Step Nine: Financial Management
One of the most important aspects of running a label is financial management. This includes;
- budgeting and,
- tracking expenses and income
Of course, you can do all of this yourself, or hire someone to help you manage the finances.
There are many tools available for managing your label's money from home like;
Wave Accounting is an excellent choice for a new label because it is free! You can also use their spreadsheet templates to track expenses and income.
There are many other applications that will help with invoicing clients or employees, managing payroll taxes (if applicable), setting up automatic payments such as direct deposits.
The main thing is to make sure all of your books are in order and that you are paying taxes on time.
You should also consider how much it costs to run a record label before committing so that you have an idea of how much cash flow is needed each month!
Step Ten: Tips for Success
Now that you know how to register a record label, let's talk about how to be successful.

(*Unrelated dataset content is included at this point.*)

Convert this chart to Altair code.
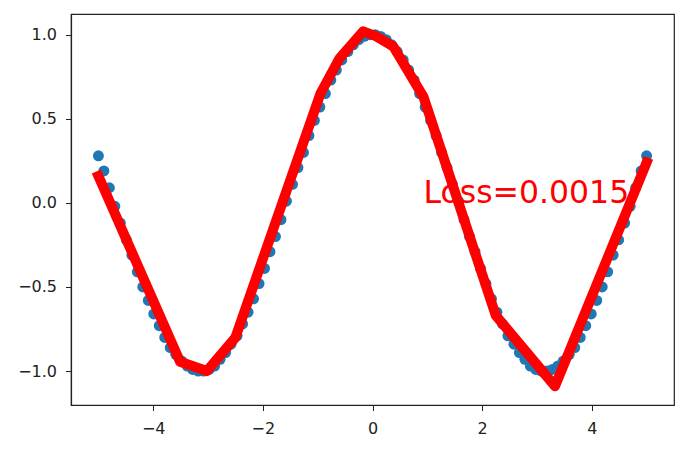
import altair as alt
import pandas as pd

# scatter samples
pts_x = [-5.00, -4.90, -4.80, -4.70, -4.60, -4.49, -4.39, -4.29, -4.19, -4.09,
         -3.99, -3.89, -3.79, -3.69, -3.59, -3.48, -3.38, -3.28, -3.18, -3.08,
         -2.98, -2.88, -2.78, -2.68, -2.58, -2.47, -2.37, -2.27, -2.17, -2.07,
         -1.97, -1.87, -1.77, -1.67, -1.57, -1.46, -1.36, -1.26, -1.16, -1.06,
         -0.96, -0.86, -0.76, -0.66, -0.56, -0.45, -0.35, -0.25, -0.15, -0.05,
         0.05, 0.15, 0.25, 0.35, 0.45, 0.56, 0.66, 0.76, 0.86, 0.96,
         1.06, 1.16, 1.26, 1.36, 1.46, 1.57, 1.67, 1.77, 1.87, 1.97,
         2.07, 2.17, 2.27, 2.37, 2.47, 2.58, 2.68, 2.78, 2.88, 2.98,
         3.08, 3.18, 3.28, 3.38, 3.48, 3.59, 3.69, 3.79, 3.89, 3.99,
         4.09, 4.19, 4.29, 4.39, 4.49, 4.60, 4.70, 4.80, 4.90, 5.00]
pts_y = [0.28, 0.19, 0.09, -0.02, -0.12, -0.22, -0.31, -0.41, -0.50, -0.58,
         -0.66, -0.73, -0.80, -0.86, -0.90, -0.94, -0.97, -0.99, -1.00, -1.00,
         -0.99, -0.97, -0.93, -0.89, -0.84, -0.79, -0.72, -0.65, -0.57, -0.48,
         -0.39, -0.29, -0.20, -0.10, 0.01, 0.11, 0.21, 0.30, 0.40, 0.49,
         0.57, 0.65, 0.73, 0.79, 0.85, 0.90, 0.94, 0.97, 0.99, 1.00,
         1.00, 0.99, 0.97, 0.94, 0.90, 0.85, 0.79, 0.73, 0.65, 0.57,
         0.49, 0.40, 0.30, 0.21, 0.11, 0.01, -0.10, -0.20, -0.29, -0.39,
         -0.48, -0.57, -0.65, -0.72, -0.79, -0.84, -0.89, -0.93, -0.97, -0.99,
         -1.00, -1.00, -0.99, -0.97, -0.94, -0.90, -0.86, -0.80, -0.73, -0.66,
         -0.58, -0.50, -0.41, -0.31, -0.22, -0.12, -0.02, 0.09, 0.19, 0.28]

# prediction line vertices
pred_x = [-5.00, -3.51, -3.02, -2.50, -0.95, -0.60, -0.17, 0.07, 0.38, 0.93, 2.25, 3.33, 5.00]
pred_y = [0.16, -0.945, -1.00, -0.80, 0.65, 0.86, 1.02, 0.99, 0.93, 0.63, -0.67, -1.09, 0.24]

label_text = ["Loss=0.0015"]
label_x = [0.93]
label_y = [0.0]

x_ticks = [-4, -2, 0, 2, 4]
y_ticks = [-1.0, -0.5, 0.0, 0.5, 1.0]

pts = pd.DataFrame({"x": pts_x, "y": pts_y})
pred = pd.DataFrame({"x": pred_x, "y": pred_y, "o": list(range(len(pred_x)))})
lab = pd.DataFrame({"x": label_x, "y": label_y, "t": label_text})

xs = alt.Scale(domain=[-5.5, 5.5], nice=False, zero=False)
ys = alt.Scale(domain=[-1.2016, 1.123], nice=False, zero=False)
xax = alt.Axis(values=x_ticks, format="d", title=None, grid=False, labelPadding=10)
yax = alt.Axis(values=y_ticks, format=".1f", title=None, grid=False, labelPadding=9)

scatter = alt.Chart(pts).mark_circle(size=120, color="#1f77b4", opacity=1).encode(
    x=alt.X("x:Q", scale=xs, axis=xax),
    y=alt.Y("y:Q", scale=ys, axis=yax),
)
line = alt.Chart(pred).mark_line(color="#ff0000", strokeWidth=10, strokeCap="square",
                                 strokeJoin="round").encode(
    x=alt.X("x:Q", scale=xs),
    y=alt.Y("y:Q", scale=ys),
    order="o:Q",
)
text = alt.Chart(lab).mark_text(color="#ff0000", fontSize=31.5, font="DejaVu Sans",
                                align="left", baseline="alphabetic").encode(
    x=alt.X("x:Q", scale=xs),
    y=alt.Y("y:Q", scale=ys),
    text="t:N",
)

chart = alt.layer(scatter, line, text).properties(
    width=603, height=391,
    padding={"left": 63, "top": 6, "right": 5, "bottom": 40},
    autosize=alt.AutoSizeParams(type="none"),
).configure_view(stroke="#222222", strokeWidth=1.2).configure_axis(
    domainColor="#222222", domainWidth=1.2, tickColor="#222222", tickSize=5.5, tickWidth=1,
    labelFont="DejaVu Sans", labelFontSize=16, labelColor="#222222",
)

chart.save("out.html", embed_options={"renderer": "svg", "actions": False})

Of course, these tips will not guarantee your success but they may help you avoid some common pitfalls that many new labels experience when starting out;
- Don't bite off more than you can chew! You don't need to sign every great artist or songwriter that comes along – focus on finding one or two artists who have potential and build from there.
- Don't take on too much debt early on. Keep your overhead low so that you don't get into financial trouble before things start turning around for the better (this may take some time). A good rule of thumb is not to spend more money than what comes in each month.
- Don't get discouraged! Even if things aren't going well at first, keep working hard until something starts paying off for you because it will be worth all of the effort in the end.